Start Raw data
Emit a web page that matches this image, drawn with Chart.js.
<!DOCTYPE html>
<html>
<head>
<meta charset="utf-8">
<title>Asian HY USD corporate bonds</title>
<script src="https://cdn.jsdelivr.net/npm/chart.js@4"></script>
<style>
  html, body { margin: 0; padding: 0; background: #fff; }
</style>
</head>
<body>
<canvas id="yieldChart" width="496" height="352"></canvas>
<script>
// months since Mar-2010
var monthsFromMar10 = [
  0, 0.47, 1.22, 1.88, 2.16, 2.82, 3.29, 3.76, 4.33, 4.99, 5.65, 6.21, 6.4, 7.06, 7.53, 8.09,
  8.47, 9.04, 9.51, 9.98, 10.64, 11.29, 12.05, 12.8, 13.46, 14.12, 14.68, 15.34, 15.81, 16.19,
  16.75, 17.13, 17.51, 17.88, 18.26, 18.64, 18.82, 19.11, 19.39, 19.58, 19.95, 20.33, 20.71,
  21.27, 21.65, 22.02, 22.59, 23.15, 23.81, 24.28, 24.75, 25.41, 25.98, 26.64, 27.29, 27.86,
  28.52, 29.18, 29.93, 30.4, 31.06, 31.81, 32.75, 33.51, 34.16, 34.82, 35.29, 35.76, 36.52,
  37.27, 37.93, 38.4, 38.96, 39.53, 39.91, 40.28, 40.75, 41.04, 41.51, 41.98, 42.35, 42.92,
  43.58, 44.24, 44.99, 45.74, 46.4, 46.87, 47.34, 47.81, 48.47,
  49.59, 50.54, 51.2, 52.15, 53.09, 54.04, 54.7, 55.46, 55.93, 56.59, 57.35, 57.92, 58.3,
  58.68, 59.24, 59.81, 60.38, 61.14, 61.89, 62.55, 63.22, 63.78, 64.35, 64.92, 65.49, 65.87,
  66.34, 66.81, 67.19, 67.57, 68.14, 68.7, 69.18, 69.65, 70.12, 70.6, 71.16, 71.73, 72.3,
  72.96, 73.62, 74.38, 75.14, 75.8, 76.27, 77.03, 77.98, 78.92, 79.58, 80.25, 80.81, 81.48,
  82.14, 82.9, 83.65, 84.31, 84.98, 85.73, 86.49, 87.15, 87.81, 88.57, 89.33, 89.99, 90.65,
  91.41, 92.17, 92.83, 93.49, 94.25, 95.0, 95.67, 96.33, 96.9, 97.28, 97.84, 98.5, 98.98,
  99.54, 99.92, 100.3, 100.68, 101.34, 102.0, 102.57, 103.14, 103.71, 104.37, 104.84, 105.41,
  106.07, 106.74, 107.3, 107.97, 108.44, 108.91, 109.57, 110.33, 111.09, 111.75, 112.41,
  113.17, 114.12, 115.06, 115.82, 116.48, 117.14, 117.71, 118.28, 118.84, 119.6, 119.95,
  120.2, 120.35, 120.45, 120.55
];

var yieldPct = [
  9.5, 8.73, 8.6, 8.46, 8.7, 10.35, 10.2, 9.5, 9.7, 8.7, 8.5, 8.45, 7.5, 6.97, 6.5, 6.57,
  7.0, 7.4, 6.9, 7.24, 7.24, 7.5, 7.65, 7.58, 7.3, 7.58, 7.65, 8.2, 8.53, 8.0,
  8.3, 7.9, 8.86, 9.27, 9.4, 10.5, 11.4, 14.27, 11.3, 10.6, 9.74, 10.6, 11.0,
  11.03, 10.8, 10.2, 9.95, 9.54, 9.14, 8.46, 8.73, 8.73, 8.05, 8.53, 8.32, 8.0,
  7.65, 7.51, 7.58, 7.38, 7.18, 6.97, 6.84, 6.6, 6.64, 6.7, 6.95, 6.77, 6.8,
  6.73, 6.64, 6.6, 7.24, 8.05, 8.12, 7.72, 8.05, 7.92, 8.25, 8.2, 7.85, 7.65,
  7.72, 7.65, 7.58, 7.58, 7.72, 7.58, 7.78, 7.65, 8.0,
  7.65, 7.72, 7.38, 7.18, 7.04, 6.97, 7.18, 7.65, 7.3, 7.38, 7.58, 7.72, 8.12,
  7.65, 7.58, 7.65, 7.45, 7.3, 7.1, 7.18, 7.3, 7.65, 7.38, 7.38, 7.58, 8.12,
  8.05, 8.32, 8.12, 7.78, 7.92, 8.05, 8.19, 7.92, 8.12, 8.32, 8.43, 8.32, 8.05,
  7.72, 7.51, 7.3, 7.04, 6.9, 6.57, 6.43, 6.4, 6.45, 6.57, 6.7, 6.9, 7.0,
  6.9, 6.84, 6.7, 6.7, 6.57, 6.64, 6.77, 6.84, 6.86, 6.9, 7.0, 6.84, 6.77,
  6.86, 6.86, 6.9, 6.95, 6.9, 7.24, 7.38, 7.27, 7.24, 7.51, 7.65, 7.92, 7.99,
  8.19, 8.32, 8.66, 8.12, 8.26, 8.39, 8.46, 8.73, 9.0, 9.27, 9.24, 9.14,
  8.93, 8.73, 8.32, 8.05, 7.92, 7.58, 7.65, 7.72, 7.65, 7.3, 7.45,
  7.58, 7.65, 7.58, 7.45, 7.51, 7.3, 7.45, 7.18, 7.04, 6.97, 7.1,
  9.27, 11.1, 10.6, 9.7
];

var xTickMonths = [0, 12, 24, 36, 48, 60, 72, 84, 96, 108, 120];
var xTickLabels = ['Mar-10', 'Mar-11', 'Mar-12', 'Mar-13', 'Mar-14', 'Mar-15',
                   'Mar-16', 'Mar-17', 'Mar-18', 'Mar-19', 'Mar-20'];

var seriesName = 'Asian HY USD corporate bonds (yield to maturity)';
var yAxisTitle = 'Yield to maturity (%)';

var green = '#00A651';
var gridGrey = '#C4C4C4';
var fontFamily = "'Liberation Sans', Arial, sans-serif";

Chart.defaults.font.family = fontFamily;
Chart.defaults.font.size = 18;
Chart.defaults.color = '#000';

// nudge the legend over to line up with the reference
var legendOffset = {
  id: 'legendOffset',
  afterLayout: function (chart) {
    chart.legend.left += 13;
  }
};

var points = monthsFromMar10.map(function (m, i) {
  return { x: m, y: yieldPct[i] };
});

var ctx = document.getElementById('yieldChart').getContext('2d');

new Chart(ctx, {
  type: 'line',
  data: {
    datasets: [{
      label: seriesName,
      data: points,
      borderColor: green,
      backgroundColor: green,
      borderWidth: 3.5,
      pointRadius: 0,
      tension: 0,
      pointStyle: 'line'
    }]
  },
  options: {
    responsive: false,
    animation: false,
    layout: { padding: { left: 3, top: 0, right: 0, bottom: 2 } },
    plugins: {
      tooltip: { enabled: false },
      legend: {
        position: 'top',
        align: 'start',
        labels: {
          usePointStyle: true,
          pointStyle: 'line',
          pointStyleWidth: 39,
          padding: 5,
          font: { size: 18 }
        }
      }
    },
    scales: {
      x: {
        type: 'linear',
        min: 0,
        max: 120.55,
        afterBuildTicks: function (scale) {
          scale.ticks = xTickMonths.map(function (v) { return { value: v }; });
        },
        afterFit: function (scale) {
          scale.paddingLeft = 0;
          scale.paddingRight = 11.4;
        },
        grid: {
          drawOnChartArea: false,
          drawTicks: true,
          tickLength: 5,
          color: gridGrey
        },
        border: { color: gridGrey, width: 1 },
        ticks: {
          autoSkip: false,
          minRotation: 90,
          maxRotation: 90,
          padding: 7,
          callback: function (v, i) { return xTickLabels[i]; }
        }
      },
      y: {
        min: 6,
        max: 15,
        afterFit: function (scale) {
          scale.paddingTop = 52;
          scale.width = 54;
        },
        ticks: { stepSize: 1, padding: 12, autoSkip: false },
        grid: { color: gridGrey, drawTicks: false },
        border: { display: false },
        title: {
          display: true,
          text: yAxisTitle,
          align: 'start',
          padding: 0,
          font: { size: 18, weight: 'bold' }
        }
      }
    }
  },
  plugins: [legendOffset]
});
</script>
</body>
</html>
End Raw data
Instructions to follow
Gather all the lines that include the word "with" and copy them out.

The completed task
Emit a web page that matches this image, drawn with Chart.js.
// nudge the legend over to line up with the reference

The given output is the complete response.